— Start of Given records —

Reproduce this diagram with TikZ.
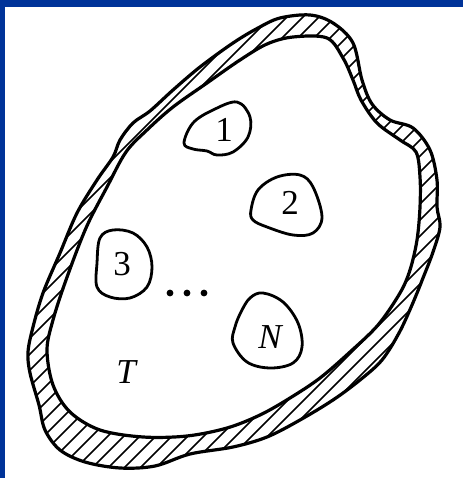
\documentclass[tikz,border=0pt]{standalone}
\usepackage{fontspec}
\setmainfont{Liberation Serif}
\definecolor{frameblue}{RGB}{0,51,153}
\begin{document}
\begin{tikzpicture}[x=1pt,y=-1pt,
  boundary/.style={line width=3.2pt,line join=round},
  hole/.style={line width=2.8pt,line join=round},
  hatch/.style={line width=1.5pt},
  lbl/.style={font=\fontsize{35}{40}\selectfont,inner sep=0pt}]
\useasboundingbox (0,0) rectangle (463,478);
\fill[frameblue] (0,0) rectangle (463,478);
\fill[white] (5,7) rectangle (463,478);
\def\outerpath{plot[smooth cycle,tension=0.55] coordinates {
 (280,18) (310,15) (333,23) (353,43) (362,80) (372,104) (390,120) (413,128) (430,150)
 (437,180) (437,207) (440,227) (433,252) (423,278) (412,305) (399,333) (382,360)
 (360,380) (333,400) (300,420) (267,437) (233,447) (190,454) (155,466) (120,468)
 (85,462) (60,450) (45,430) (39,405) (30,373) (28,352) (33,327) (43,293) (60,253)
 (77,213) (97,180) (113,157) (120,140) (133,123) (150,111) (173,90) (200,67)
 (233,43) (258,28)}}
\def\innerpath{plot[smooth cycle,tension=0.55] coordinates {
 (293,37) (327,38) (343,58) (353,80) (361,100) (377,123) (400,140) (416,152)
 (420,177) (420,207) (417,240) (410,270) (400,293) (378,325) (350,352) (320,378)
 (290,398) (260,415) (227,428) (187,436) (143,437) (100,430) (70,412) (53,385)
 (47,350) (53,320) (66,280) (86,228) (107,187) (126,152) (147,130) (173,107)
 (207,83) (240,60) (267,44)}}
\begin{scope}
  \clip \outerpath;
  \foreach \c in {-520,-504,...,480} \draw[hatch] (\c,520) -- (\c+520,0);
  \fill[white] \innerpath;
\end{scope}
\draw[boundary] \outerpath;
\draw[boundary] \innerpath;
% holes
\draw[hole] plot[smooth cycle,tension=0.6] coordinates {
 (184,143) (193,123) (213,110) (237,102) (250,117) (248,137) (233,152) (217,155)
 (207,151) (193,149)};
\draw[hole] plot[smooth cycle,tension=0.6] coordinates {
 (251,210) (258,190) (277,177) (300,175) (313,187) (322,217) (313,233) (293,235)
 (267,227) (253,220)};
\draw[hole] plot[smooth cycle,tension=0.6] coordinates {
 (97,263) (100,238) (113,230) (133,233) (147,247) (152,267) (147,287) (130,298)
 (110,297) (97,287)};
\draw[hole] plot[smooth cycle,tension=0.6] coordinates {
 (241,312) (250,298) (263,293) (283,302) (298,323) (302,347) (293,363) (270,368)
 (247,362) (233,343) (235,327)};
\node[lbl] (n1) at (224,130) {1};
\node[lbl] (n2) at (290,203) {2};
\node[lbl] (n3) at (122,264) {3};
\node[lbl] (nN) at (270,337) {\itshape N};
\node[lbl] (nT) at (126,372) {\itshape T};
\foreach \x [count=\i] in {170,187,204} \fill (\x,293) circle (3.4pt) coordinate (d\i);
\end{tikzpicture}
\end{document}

— End of Given records —
— Start of Given records —

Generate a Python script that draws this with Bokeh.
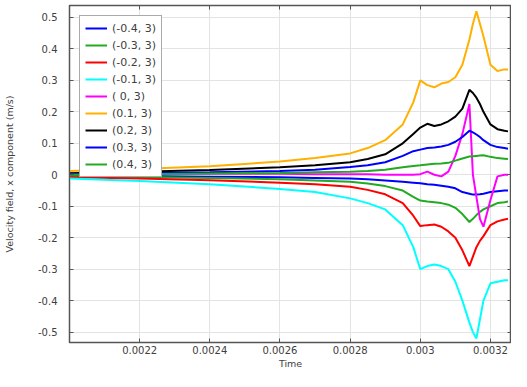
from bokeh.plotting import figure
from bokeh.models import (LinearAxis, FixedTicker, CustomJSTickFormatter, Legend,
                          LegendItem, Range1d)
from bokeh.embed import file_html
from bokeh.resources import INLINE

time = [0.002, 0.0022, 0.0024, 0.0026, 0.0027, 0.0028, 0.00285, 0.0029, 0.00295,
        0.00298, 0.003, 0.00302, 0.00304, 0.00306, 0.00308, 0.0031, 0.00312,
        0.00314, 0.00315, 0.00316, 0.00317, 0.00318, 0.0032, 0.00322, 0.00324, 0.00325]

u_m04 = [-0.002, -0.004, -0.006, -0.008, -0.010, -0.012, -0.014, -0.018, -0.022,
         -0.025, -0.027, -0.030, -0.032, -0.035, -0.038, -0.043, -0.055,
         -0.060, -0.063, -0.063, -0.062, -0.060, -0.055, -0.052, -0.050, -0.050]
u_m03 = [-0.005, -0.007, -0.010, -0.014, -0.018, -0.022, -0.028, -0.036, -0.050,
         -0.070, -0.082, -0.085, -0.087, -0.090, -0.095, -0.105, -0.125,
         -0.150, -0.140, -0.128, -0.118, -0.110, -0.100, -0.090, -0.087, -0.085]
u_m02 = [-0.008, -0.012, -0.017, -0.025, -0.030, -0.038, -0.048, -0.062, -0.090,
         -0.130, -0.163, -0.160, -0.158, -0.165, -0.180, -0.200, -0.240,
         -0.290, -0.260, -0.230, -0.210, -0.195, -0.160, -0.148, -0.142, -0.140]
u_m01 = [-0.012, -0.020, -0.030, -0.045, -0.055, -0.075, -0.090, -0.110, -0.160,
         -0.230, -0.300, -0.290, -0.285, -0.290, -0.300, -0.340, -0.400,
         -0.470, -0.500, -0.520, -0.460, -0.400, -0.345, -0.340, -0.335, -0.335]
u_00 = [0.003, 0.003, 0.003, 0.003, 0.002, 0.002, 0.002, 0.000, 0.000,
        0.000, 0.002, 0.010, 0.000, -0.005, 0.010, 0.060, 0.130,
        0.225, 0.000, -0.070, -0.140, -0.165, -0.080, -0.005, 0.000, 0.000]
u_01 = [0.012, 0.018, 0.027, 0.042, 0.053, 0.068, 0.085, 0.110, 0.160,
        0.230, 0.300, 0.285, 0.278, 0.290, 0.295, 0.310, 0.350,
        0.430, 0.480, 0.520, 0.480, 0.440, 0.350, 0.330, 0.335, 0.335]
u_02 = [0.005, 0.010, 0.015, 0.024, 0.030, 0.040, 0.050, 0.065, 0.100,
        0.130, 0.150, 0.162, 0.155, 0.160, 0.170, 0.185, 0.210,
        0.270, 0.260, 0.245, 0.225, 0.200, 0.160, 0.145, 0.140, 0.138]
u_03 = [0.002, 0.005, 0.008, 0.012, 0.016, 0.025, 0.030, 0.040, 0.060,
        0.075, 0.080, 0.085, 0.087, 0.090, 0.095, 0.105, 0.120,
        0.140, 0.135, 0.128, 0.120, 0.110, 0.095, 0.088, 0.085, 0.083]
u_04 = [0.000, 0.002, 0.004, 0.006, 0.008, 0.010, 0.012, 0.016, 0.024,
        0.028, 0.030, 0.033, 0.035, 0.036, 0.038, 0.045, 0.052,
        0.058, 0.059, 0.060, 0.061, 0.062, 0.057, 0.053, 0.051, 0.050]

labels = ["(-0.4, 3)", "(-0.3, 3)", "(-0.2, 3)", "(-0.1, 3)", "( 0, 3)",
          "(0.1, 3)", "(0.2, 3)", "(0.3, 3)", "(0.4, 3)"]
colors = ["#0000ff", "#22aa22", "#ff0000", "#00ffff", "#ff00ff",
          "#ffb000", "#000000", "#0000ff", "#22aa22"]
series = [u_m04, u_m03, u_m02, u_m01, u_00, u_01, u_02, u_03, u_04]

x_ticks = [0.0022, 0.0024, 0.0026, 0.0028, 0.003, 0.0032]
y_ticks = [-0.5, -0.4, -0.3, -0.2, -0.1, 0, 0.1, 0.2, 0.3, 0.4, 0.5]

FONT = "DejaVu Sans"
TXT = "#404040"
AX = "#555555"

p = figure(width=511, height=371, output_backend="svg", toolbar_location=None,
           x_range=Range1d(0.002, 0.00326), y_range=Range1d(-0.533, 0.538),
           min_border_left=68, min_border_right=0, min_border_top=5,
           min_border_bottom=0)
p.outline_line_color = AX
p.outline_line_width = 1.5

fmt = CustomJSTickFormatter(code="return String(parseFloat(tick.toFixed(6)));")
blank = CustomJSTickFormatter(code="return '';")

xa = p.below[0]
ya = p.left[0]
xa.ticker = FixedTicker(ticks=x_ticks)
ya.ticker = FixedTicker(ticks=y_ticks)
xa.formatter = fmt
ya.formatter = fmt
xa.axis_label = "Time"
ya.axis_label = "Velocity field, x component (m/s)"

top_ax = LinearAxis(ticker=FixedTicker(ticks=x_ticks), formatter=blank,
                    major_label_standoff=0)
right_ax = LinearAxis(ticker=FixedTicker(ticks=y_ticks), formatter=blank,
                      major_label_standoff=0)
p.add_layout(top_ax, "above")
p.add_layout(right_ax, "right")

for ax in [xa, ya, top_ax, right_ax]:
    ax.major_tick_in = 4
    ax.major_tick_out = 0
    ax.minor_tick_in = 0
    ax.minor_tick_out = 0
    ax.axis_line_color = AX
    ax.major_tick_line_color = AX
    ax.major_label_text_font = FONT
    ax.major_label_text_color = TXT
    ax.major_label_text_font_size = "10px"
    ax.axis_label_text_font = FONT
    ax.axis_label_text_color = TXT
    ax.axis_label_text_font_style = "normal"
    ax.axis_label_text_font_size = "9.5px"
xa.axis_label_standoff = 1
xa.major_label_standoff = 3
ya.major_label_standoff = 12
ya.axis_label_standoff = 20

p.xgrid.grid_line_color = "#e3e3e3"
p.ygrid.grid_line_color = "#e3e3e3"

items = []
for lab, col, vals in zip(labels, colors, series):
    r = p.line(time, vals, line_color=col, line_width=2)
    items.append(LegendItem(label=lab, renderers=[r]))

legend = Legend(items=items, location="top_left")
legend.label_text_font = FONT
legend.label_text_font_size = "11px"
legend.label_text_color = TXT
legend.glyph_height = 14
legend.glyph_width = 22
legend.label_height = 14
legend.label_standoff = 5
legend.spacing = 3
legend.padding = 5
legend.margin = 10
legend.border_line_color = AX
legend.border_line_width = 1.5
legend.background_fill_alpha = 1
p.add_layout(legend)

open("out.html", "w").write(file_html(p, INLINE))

— End of Given records —
— Start of Given records —

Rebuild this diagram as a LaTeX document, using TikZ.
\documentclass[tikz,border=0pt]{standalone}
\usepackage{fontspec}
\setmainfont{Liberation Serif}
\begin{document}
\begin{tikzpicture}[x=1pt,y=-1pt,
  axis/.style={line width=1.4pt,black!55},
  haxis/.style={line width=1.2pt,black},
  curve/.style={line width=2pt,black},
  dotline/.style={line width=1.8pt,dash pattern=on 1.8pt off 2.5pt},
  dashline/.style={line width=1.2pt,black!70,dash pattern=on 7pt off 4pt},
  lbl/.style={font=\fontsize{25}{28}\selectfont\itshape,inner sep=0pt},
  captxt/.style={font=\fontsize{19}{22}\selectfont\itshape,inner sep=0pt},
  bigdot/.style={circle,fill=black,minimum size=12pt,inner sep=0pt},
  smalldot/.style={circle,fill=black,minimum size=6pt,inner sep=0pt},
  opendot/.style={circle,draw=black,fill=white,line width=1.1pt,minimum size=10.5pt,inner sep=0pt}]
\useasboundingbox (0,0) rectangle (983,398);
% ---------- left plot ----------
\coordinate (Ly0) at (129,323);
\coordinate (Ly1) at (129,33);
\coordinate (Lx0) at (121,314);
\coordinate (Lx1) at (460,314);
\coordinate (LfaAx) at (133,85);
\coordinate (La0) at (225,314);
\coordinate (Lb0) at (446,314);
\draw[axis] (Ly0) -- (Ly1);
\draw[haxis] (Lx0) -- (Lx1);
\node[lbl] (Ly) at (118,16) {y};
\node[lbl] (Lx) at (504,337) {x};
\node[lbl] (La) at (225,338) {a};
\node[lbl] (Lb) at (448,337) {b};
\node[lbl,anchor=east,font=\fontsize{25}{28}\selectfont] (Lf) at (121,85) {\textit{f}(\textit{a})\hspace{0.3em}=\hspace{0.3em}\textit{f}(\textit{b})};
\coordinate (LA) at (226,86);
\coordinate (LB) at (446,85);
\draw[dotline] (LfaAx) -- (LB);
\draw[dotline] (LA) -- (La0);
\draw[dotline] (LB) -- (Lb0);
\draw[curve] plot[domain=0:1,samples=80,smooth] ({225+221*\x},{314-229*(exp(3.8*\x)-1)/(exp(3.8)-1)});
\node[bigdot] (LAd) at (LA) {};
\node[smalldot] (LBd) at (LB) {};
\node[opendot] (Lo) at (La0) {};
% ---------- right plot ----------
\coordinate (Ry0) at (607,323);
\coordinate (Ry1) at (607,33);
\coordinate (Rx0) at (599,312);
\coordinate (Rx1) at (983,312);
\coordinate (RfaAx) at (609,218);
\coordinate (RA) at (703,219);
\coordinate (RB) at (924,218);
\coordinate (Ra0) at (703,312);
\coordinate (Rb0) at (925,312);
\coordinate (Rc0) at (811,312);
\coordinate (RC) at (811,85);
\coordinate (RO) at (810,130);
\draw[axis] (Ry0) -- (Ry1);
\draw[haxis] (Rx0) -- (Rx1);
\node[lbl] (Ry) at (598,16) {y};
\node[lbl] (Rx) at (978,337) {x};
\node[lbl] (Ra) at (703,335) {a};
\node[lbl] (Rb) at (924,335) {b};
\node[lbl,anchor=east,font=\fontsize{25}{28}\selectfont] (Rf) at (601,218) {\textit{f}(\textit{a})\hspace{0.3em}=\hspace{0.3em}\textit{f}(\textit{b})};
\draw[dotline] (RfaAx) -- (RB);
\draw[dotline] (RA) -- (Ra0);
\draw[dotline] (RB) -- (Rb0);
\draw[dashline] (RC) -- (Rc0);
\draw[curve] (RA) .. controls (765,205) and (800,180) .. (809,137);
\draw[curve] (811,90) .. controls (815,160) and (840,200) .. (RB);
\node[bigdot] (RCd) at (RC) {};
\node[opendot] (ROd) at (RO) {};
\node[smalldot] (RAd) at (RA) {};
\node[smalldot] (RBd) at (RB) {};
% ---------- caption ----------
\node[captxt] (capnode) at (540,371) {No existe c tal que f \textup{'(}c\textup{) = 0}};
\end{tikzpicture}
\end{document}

— End of Given records —

*Task directions*
Lines from the one with "Generate a Python" through the one with "0.00322, 0.00324, 0.00325]" are the only ones to quote. Quote them exactly and leave out pictures.

*Answer to this problem*
Generate a Python script that draws this with Bokeh.
from bokeh.plotting import figure
from bokeh.models import (LinearAxis, FixedTicker, CustomJSTickFormatter, Legend,
                          LegendItem, Range1d)
from bokeh.embed import file_html
from bokeh.resources import INLINE

time = [0.002, 0.0022, 0.0024, 0.0026, 0.0027, 0.0028, 0.00285, 0.0029, 0.00295,
        0.00298, 0.003, 0.00302, 0.00304, 0.00306, 0.00308, 0.0031, 0.00312,
        0.00314, 0.00315, 0.00316, 0.00317, 0.00318, 0.0032, 0.00322, 0.00324, 0.00325]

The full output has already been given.